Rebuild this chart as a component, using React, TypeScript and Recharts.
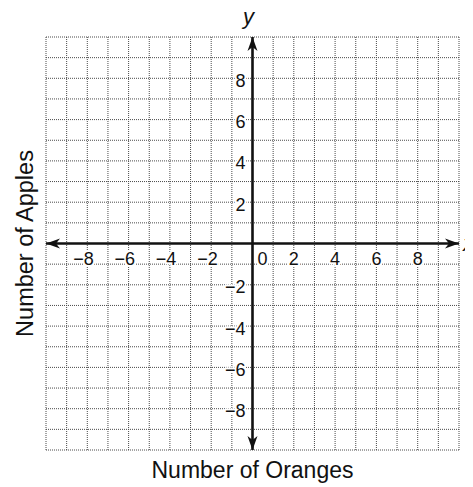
import { ScatterChart, Scatter, XAxis, YAxis, CartesianGrid, ReferenceLine, Label } from 'recharts';

// grid runs one unit per cell, -10..10 both ways
const gridTicks = [-10, -9, -8, -7, -6, -5, -4, -3, -2, -1, 0, 1, 2, 3, 4, 5, 6, 7, 8, 9, 10];
const xTickLabels = [-8, -6, -4, -2, 0, 2, 4, 6, 8];
const yTickLabels = [-8, -6, -4, -2, 2, 4, 6, 8];
const xTitle = 'Number of Oranges';
const yTitle = 'Number of Apples';

const FONT = '"Liberation Sans", Arial, Helvetica, sans-serif';

const xLabelPoints = xTickLabels.map((v) => ({ x: v, y: 0 }));
const yLabelPoints = yTickLabels.map((v) => ({ x: 0, y: v }));

const fmt = (v: number) => (v < 0 ? `\u2212${Math.abs(v)}` : `${v}`);

function arrowHead(tx: number, ty: number, dx: number, dy: number) {
  const L = 14, W = 5, notch = 4;
  const nx = -dy, ny = dx;
  const bx = tx - L * dx, by = ty - L * dy;
  const pts = [
    [tx, ty],
    [bx + W * nx, by + W * ny],
    [tx - (L - notch) * dx, ty - (L - notch) * dy],
    [bx - W * nx, by - W * ny],
  ];
  return <polygon points={pts.map((p) => p.join(',')).join(' ')} fill="#111" />;
}

function AxisArrow(props: any) {
  const { x1, y1, x2, y2, axis } = props;
  const len = Math.hypot(x2 - x1, y2 - y1) || 1;
  const ux = (x2 - x1) / len, uy = (y2 - y1) / len;
  // label sits past the larger (right / top) end
  const endRight = axis === 'x' ? (x2 > x1 ? [x2, y2] : [x1, y1]) : (y2 < y1 ? [x2, y2] : [x1, y1]);
  return (
    <g>
      <line x1={x1} y1={y1} x2={x2} y2={y2} stroke="#111" strokeWidth={2.6} />
      {arrowHead(x2, y2, ux, uy)}
      {arrowHead(x1, y1, -ux, -uy)}
      {axis === 'x' ? (
        <text x={endRight[0] + 4} y={endRight[1] + 7} fontSize={22} fontStyle="italic" fontFamily={FONT} fill="#111">x</text>
      ) : (
        <text x={endRight[0] - 4} y={endRight[1] - 13} fontSize={22} fontStyle="italic" fontFamily={FONT} fill="#111" textAnchor="middle">y</text>
      )}
    </g>
  );
}

// white halo knocks the grid out behind the numbers, as on the printed sheet
const haloStyle = { paintOrder: 'stroke' as const, stroke: '#fff', strokeWidth: 4, strokeLinejoin: 'round' as const };

function XTickText(props: any) {
  const { cx, cy, payload } = props;
  const v = payload.x;
  let x = cx, anchor = 'middle';
  if (v < 0) { x = cx + 6.5; anchor = 'end'; }
  if (v === 0) x = cx + 10;
  return (
    <text x={x} y={cy + 21} fontSize={18} fontFamily={FONT} fill="#111" textAnchor={anchor} style={haloStyle}>{fmt(v)}</text>
  );
}

function YTickText(props: any) {
  const { cx, cy, payload } = props;
  return (
    <text x={cx - 7} y={cy + 8.5} fontSize={18} fontFamily={FONT} fill="#111" textAnchor="end" style={haloStyle}>{fmt(payload.y)}</text>
  );
}

const noTick = () => <g />;

export default function App() {
  return (
    <div style={{ width: 465, height: 487, background: '#fff', marginTop: -8 }}>
      <ScatterChart width={465} height={487} margin={{ top: 37, right: 14, bottom: 0, left: 0 }}>
        <CartesianGrid stroke="#4a4a4a" strokeDasharray="1 1" strokeWidth={1} />
        <XAxis
          type="number"
          dataKey="x"
          domain={[-10, 10]}
          ticks={gridTicks}
          interval={0}
          tick={noTick}
          tickLine={false}
          axisLine={false}
          height={37}
        >
          <Label
            content={({ viewBox }: any) => (
              <text x={viewBox.x + viewBox.width / 2} y={viewBox.y + 28} fontSize={23} fontFamily={FONT} fill="#111" textAnchor="middle">{xTitle}</text>
            )}
          />
        </XAxis>
        <YAxis
          type="number"
          dataKey="y"
          domain={[-10, 10]}
          ticks={gridTicks}
          interval={0}
          tick={noTick}
          tickLine={false}
          axisLine={false}
          width={38}
        >
          <Label
            content={({ viewBox }: any) => {
              const cx = 25, cy = viewBox.y + viewBox.height / 2;
              return (
                <text x={cx} y={cy} transform={`rotate(-90 ${cx} ${cy})`} fontSize={23.5} fontFamily={FONT} fill="#111" textAnchor="middle">{yTitle}</text>
              );
            }}
          />
        </YAxis>
        <ReferenceLine y={0} shape={(p: any) => <AxisArrow {...p} axis="x" />} />
        <ReferenceLine x={0} shape={(p: any) => <AxisArrow {...p} axis="y" />} />
        <Scatter data={xLabelPoints} shape={(p: any) => <XTickText {...p} />} isAnimationActive={false} />
        <Scatter data={yLabelPoints} shape={(p: any) => <YTickText {...p} />} isAnimationActive={false} />
      </ScatterChart>
    </div>
  );
}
━━━━━━━━━━━━━━━━
* _Task instructions_
Omit the pictures and give the material again, exactly and in full.

* _In response_
Rebuild this chart as a component, using React, TypeScript and Recharts.
import { ScatterChart, Scatter, XAxis, YAxis, CartesianGrid, ReferenceLine, Label } from 'recharts';

// grid runs one unit per cell, -10..10 both ways
const gridTicks = [-10, -9, -8, -7, -6, -5, -4, -3, -2, -1, 0, 1, 2, 3, 4, 5, 6, 7, 8, 9, 10];
const xTickLabels = [-8, -6, -4, -2, 0, 2, 4, 6, 8];
const yTickLabels = [-8, -6, -4, -2, 2, 4, 6, 8];
const xTitle = 'Number of Oranges';
const yTitle = 'Number of Apples';

const FONT = '"Liberation Sans", Arial, Helvetica, sans-serif';

const xLabelPoints = xTickLabels.map((v) => ({ x: v, y: 0 }));
const yLabelPoints = yTickLabels.map((v) => ({ x: 0, y: v }));

const fmt = (v: number) => (v < 0 ? `\u2212${Math.abs(v)}` : `${v}`);

function arrowHead(tx: number, ty: number, dx: number, dy: number) {
  const L = 14, W = 5, notch = 4;
  const nx = -dy, ny = dx;
  const bx = tx - L * dx, by = ty - L * dy;
  const pts = [
    [tx, ty],
    [bx + W * nx, by + W * ny],
    [tx - (L - notch) * dx, ty - (L - notch) * dy],
    [bx - W * nx, by - W * ny],
  ];
  return <polygon points={pts.map((p) => p.join(',')).join(' ')} fill="#111" />;
}

function AxisArrow(props: any) {
  const { x1, y1, x2, y2, axis } = props;
  const len = Math.hypot(x2 - x1, y2 - y1) || 1;
  const ux = (x2 - x1) / len, uy = (y2 - y1) / len;
  // label sits past the larger (right / top) end
  const endRight = axis === 'x' ? (x2 > x1 ? [x2, y2] : [x1, y1]) : (y2 < y1 ? [x2, y2] : [x1, y1]);
  return (
    <g>
      <line x1={x1} y1={y1} x2={x2} y2={y2} stroke="#111" strokeWidth={2.6} />
      {arrowHead(x2, y2, ux, uy)}
      {arrowHead(x1, y1, -ux, -uy)}
      {axis === 'x' ? (
        <text x={endRight[0] + 4} y={endRight[1] + 7} fontSize={22} fontStyle="italic" fontFamily={FONT} fill="#111">x</text>
      ) : (
        <text x={endRight[0] - 4} y={endRight[1] - 13} fontSize={22} fontStyle="italic" fontFamily={FONT} fill="#111" textAnchor="middle">y</text>
      )}
    </g>
  );
}

// white halo knocks the grid out behind the numbers, as on the printed sheet
const haloStyle = { paintOrder: 'stroke' as const, stroke: '#fff', strokeWidth: 4, strokeLinejoin: 'round' as const };

function XTickText(props: any) {
  const { cx, cy, payload } = props;
  const v = payload.x;
  let x = cx, anchor = 'middle';
  if (v < 0) { x = cx + 6.5; anchor = 'end'; }
  if (v === 0) x = cx + 10;
  return (
    <text x={x} y={cy + 21} fontSize={18} fontFamily={FONT} fill="#111" textAnchor={anchor} style={haloStyle}>{fmt(v)}</text>
  );
}

function YTickText(props: any) {
  const { cx, cy, payload } = props;
  return (
    <text x={cx - 7} y={cy + 8.5} fontSize={18} fontFamily={FONT} fill="#111" textAnchor="end" style={haloStyle}>{fmt(payload.y)}</text>
  );
}

const noTick = () => <g />;

export default function App() {
  return (
    <div style={{ width: 465, height: 487, background: '#fff', marginTop: -8 }}>
      <ScatterChart width={465} height={487} margin={{ top: 37, right: 14, bottom: 0, left: 0 }}>
        <CartesianGrid stroke="#4a4a4a" strokeDasharray="1 1" strokeWidth={1} />
        <XAxis
          type="number"
          dataKey="x"
          domain={[-10, 10]}
          ticks={gridTicks}
          interval={0}
          tick={noTick}
          tickLine={false}
          axisLine={false}
          height={37}
        >
          <Label
            content={({ viewBox }: any) => (
              <text x={viewBox.x + viewBox.width / 2} y={viewBox.y + 28} fontSize={23} fontFamily={FONT} fill="#111" textAnchor="middle">{xTitle}</text>
            )}
          />
        </XAxis>
        <YAxis
          type="number"
          dataKey="y"
          domain={[-10, 10]}
          ticks={gridTicks}
          interval={0}
          tick={noTick}
          tickLine={false}
          axisLine={false}
          width={38}
        >
          <Label
            content={({ viewBox }: any) => {
              const cx = 25, cy = viewBox.y + viewBox.height / 2;
              return (
                <text x={cx} y={cy} transform={`rotate(-90 ${cx} ${cy})`} fontSize={23.5} fontFamily={FONT} fill="#111" textAnchor="middle">{yTitle}</text>
              );
            }}
          />
        </YAxis>
        <ReferenceLine y={0} shape={(p: any) => <AxisArrow {...p} axis="x" />} />
        <ReferenceLine x={0} shape={(p: any) => <AxisArrow {...p} axis="y" />} />
        <Scatter data={xLabelPoints} shape={(p: any) => <XTickText {...p} />} isAnimationActive={false} />
        <Scatter data={yLabelPoints} shape={(p: any) => <YTickText {...p} />} isAnimationActive={false} />
      </ScatterChart>
    </div>
  );
}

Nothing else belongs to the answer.